I’ve had a great start! Everyone has been very friendly and helpful, and I’ve had a couple of tours around the company, which has helped me to better understand the business processes.
It’s brought the challenges that any new job brings… The information overload: from learning the systems, to meeting so many new people, looking at countless documents about policies and processes, learning how things work within the company and of course, getting the new computer up and running with various tools and user accounts!
I’ve managed to get some hands on experience with a couple of the systems which I’ll be predominantly working on too, which got me thinking about various different methods for learning about new systems, and about how exploration lends a huge hand when it comes to learning.
For me, exploring any new product or new functionality offers an “Inquiry-Based” learning strategy. Learning through your own discoveries is a very effective way to quickly get to grips with understanding a product! I believe exploring and questioning the product is an important method of learning.
I once found a great quote from the American author E. L. Doctorow regarding exploration in relation to writing: “Writing is an exploration. You start from nothing and learn as you go“… I think this statement also applies using “knowledge” in place of “writing”.
We already use exploration to learn in everyday situations subconsciously… For example: take all the buttons and knobs and levers on the dashboard of your first ever brand new car – we learn what they do by trying them and exploring them. We push the buttons and pull the levers to find out what happens.

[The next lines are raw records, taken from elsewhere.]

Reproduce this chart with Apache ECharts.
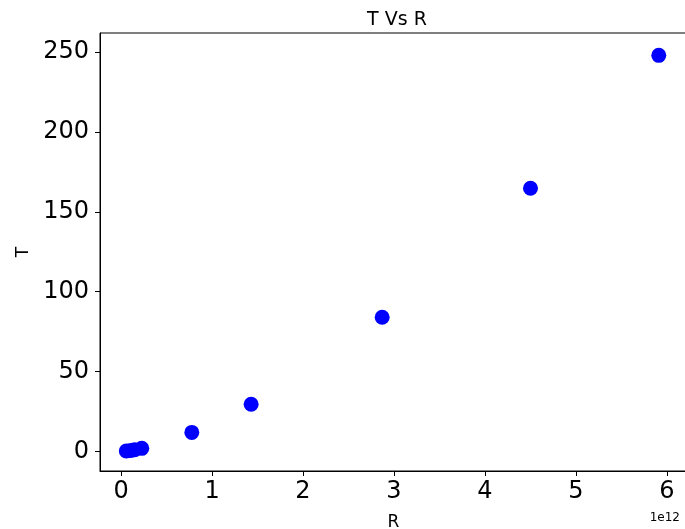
<!DOCTYPE html>
<html>
<head>
<meta charset="utf-8">
<script src="https://cdn.jsdelivr.net/npm/echarts@6/dist/echarts.min.js"></script>
<style>
  html, body { margin: 0; padding: 0; background: #fff; }
  #chart { width: 685px; height: 529px; }
</style>
</head>
<body>
<div id="chart"></div>
<script>
// semi-major axis R (units of 1e12) and period T
const rValues = [0.058, 0.108, 0.150, 0.228, 0.778, 1.43, 2.87, 4.50, 5.91]
const tValues = [0.24, 0.615, 1.0, 1.88, 11.86, 29.46, 84.0, 164.8, 248.0]
const xTicks = [0, 1, 2, 3, 4, 5, 6]
const yTicks = [0, 50, 100, 150, 200, 250]

const chart = echarts.init(document.getElementById('chart'))
const font = 'DejaVu Sans'

chart.setOption({
  animation: false,
  title: [
    { text: 'T Vs R', left: 392, top: 6, textAlign: 'center',
      textStyle: { fontFamily: font, fontSize: 19, fontWeight: 'normal', color: '#000' } },
    { text: '1e12', right: 0, top: 507,
      textStyle: { fontFamily: font, fontSize: 12, fontWeight: 'normal', color: '#000' } },
  ],
  grid: {
    left: 100, right: -2, top: 33, bottom: 58,
    outerBoundsMode: 'none', containLabel: false,
    show: true, borderColor: '#000', borderWidth: 1,
  },
  xAxis: {
    type: 'value',
    min: -0.231,
    max: 6.22,
    name: 'R',
    nameLocation: 'middle',
    nameGap: 43,
    nameTextStyle: { fontFamily: font, fontSize: 17, color: '#000' },
    axisLine: { show: true, onZero: false, lineStyle: { color: '#000' } },
    axisTick: { show: true, customValues: xTicks, length: 5, lineStyle: { color: '#000' } },
    axisLabel: { customValues: xTicks, fontFamily: font, fontSize: 24, color: '#000', margin: 9 },
    splitLine: { show: false },
  },
  yAxis: {
    type: 'value',
    min: -12.3,
    max: 262,
    name: 'T',
    nameLocation: 'middle',
    nameGap: 68,
    nameTextStyle: { fontFamily: font, fontSize: 17, color: '#000' },
    axisLine: { show: true, onZero: false, lineStyle: { color: '#000' } },
    axisTick: { show: true, customValues: yTicks, length: 5, lineStyle: { color: '#000' } },
    axisLabel: { customValues: yTicks, fontFamily: font, fontSize: 24, color: '#000', margin: 11 },
    splitLine: { show: false },
  },
  series: [{
    type: 'scatter',
    data: rValues.map((r, i) => [r, tValues[i]]),
    symbolSize: 15,
    itemStyle: { color: '#0000ff', opacity: 1 },
  }],
})
</script>
</body>
</html>
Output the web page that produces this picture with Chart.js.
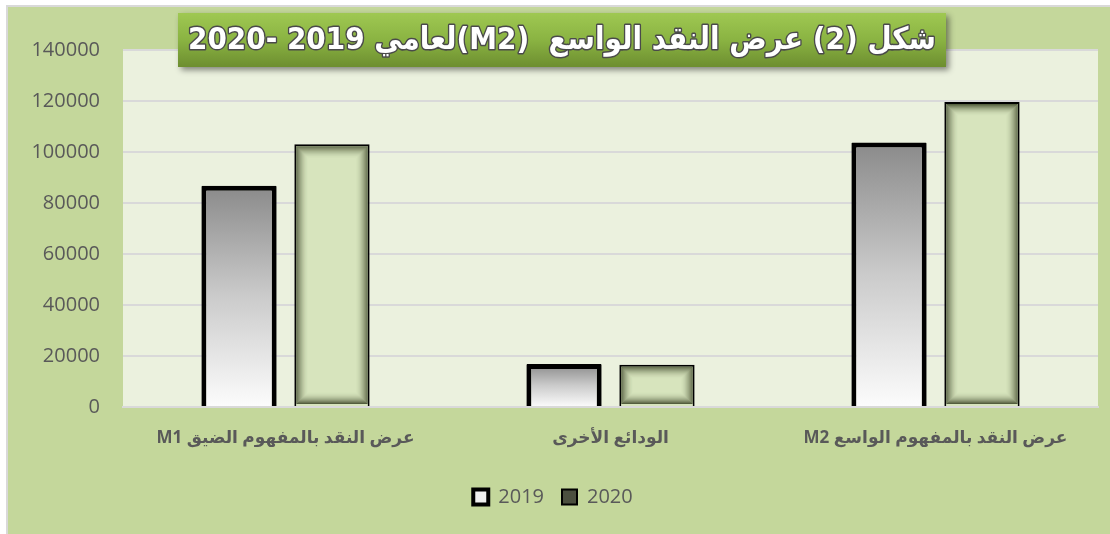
<!DOCTYPE html>
<html>
<head>
<meta charset="utf-8">
<script src="https://cdn.jsdelivr.net/npm/chart.js@4.4.1/dist/chart.umd.min.js"></script>
<style>
  html, body { margin: 0; padding: 0; background: #ffffff; }
  #wrap {
    position: absolute; left: 6px; top: 5px; width: 1102px; height: 527px;
    background: #c4d79b; border-left: 2px solid #d9d9d9; border-top: 2px solid #d9d9d9;
  }
  #chart { display: block; direction: rtl; }
</style>
</head>
<body>
<div id="wrap"><canvas id="chart" width="1102" height="527"></canvas></div>
<script>
// data
const categories = ['عرض النقد بالمفهوم الضيق M1', 'الودائع الأخرى', 'عرض النقد بالمفهوم الواسع M2'];
const seriesNames = ['2019', '2020'];
const values2019 = [86800, 16900, 103700];
const values2020 = [103000, 16600, 119600];
const yTicks = [0, 20000, 40000, 60000, 80000, 100000, 120000, 140000];
const titleText = 'شكل (2) عرض النقد الواسع  (M2)لعامي 2019 -2020';

Chart.defaults.font.family = "'Open Sans', 'DejaVu Sans', sans-serif";
Chart.defaults.color = '#595959';

// gray-to-white gradient per 2019 bar
function greyGradient(c) {
    const chart = c.chart;
    if (!chart.chartArea || c.type !== 'data') return '#bfbfbf';
    const y = chart.scales.y;
    const top = y.getPixelForValue(c.raw);
    const bottom = y.getPixelForValue(0);
    const g = chart.ctx.createLinearGradient(0, top, 0, bottom);
    g.addColorStop(0, '#8a8a8a');
    g.addColorStop(0.5, '#cbcbcb');
    g.addColorStop(1, '#fcfcfc');
    return g;
}

// light background of the plot area
const plotBg = {
    id: 'plotBg',
    beforeDraw(chart) {
        const { ctx, chartArea: a } = chart;
        ctx.save();
        ctx.fillStyle = '#ebf1de';
        ctx.fillRect(a.left, a.top, a.right - a.left, a.bottom - a.top);
        ctx.restore();
    }
};

// dark inner glow on the green 2020 bars (stacked thin rings)
const innerGlow = {
    id: 'innerGlow',
    afterDatasetsDraw(chart) {
        const ctx = chart.ctx;
        const meta = chart.getDatasetMeta(1);
        meta.data.forEach(bar => {
            const p = bar.getProps(['x', 'y', 'base', 'width'], true);
            const l = p.x - p.width / 2 + 2, t = p.y + 2;
            const w = p.width - 4, h = p.base - p.y - 4;
            if (h <= 0) return;
            ctx.save();
            ctx.lineWidth = 1;
            for (let i = 0; i < 12; i++) {
                if (w - 2 * i <= 1 || h - 2 * i <= 1) break;
                const a = 0.85 * Math.pow(1 - i / 12, 2);
                ctx.strokeStyle = 'rgba(60, 70, 40, ' + a + ')';
                ctx.strokeRect(l + i + 0.5, t + i + 0.5, w - 2 * i - 1, h - 2 * i - 1);
            }
            ctx.restore();
        });
    }
};

// green title box drawn over the top of the chart
const titleBox = {
    id: 'titleBox',
    afterDraw(chart) {
        const ctx = chart.ctx;
        const x = 170, y = 6, w = 768, h = 54;
        ctx.save();
        ctx.shadowColor = 'rgba(0,0,0,0.45)';
        ctx.shadowBlur = 6;
        ctx.shadowOffsetX = 3;
        ctx.shadowOffsetY = 3;
        const g = ctx.createLinearGradient(0, y, 0, y + h);
        g.addColorStop(0, '#9fc852');
        g.addColorStop(0.5, '#8ab342');
        g.addColorStop(1, '#6d8e30');
        ctx.fillStyle = g;
        ctx.fillRect(x, y, w, h);
        ctx.restore();

        ctx.save();
        ctx.direction = 'rtl';
        ctx.textAlign = 'center';
        ctx.textBaseline = 'middle';
        ctx.font = "bold 31px 'DejaVu Sans'";
        ctx.lineJoin = 'round';
        ctx.lineWidth = 3;
        ctx.strokeStyle = '#4a4a4a';
        ctx.strokeText(titleText, x + w / 2, y + h / 2 + 1, 748);
        ctx.fillStyle = '#ffffff';
        ctx.fillText(titleText, x + w / 2, y + h / 2 + 1, 748);
        ctx.restore();
    }
};

const chart = new Chart(document.getElementById('chart'), {
    type: 'bar',
    data: {
        labels: categories,
        datasets: [{
            label: seriesNames[0],
            data: values2019,
            backgroundColor: greyGradient,
            borderColor: '#000000',
            borderWidth: 5,
            borderRadius: 1,
            categoryPercentage: 0.572,
            barPercentage: 0.81
        }, {
            label: seriesNames[1],
            data: values2020,
            backgroundColor: '#d7e4bd',
            borderColor: '#000000',
            borderWidth: 2,
            categoryPercentage: 0.572,
            barPercentage: 0.81
        }]
    },
    options: {
        responsive: false,
        animation: false,
        layout: { padding: { top: 43, right: 12, bottom: 17, left: 0 } },
        scales: {
            x: {
                grid: { display: false, drawTicks: false },
                border: { display: true, color: '#d9d9d9', width: 2 },
                ticks: {
                    padding: 21,
                    color: '#595959',
                    font: { size: 17, weight: 'bold' },
                    maxRotation: 0
                },
                afterFit(scale) { scale.height = 62; }
            },
            y: {
                min: 0,
                max: 140000,
                afterBuildTicks(scale) { scale.ticks = yTicks.map(v => ({ value: v })); },
                grid: { color: '#d9d9d9', lineWidth: 2, drawTicks: false },
                border: { display: false },
                ticks: {
                    padding: 23,
                    color: '#595959',
                    font: { size: 20 },
                    callback: v => String(v)
                },
                afterFit(scale) { scale.width = 115; }
            }
        },
        plugins: {
            tooltip: { enabled: false },
            legend: {
                position: 'bottom',
                labels: {
                    boxWidth: 15,
                    boxHeight: 15,
                    padding: 18,
                    font: { size: 20 },
                    color: '#595959',
                    generateLabels() {
                        return [
                            { text: seriesNames[0], fillStyle: '#efefef', strokeStyle: '#000000', lineWidth: 4, datasetIndex: 0, fontColor: '#595959' },
                            { text: seriesNames[1], fillStyle: '#4b4f3f', strokeStyle: '#000000', lineWidth: 2, datasetIndex: 1, fontColor: '#595959' }
                        ];
                    }
                }
            }
        }
    },
    plugins: [plotBg, innerGlow, titleBox]
});
</script>
</body>
</html>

So exploring things allows us to learn about how they work. This is the exact same when learning a new product or new function within a product and this, coupled with learning from any documentation or any other resources available, is very effective.
This week, I’ve been gathering as much information about the new systems from as many different sources as possible, and I’ve been using this documentation and information in conjunction with performing my exploration on the systems.
This along with the extra factor of having very helpful colleagues who are keen to help with all of my questions, has made my first week fantastic!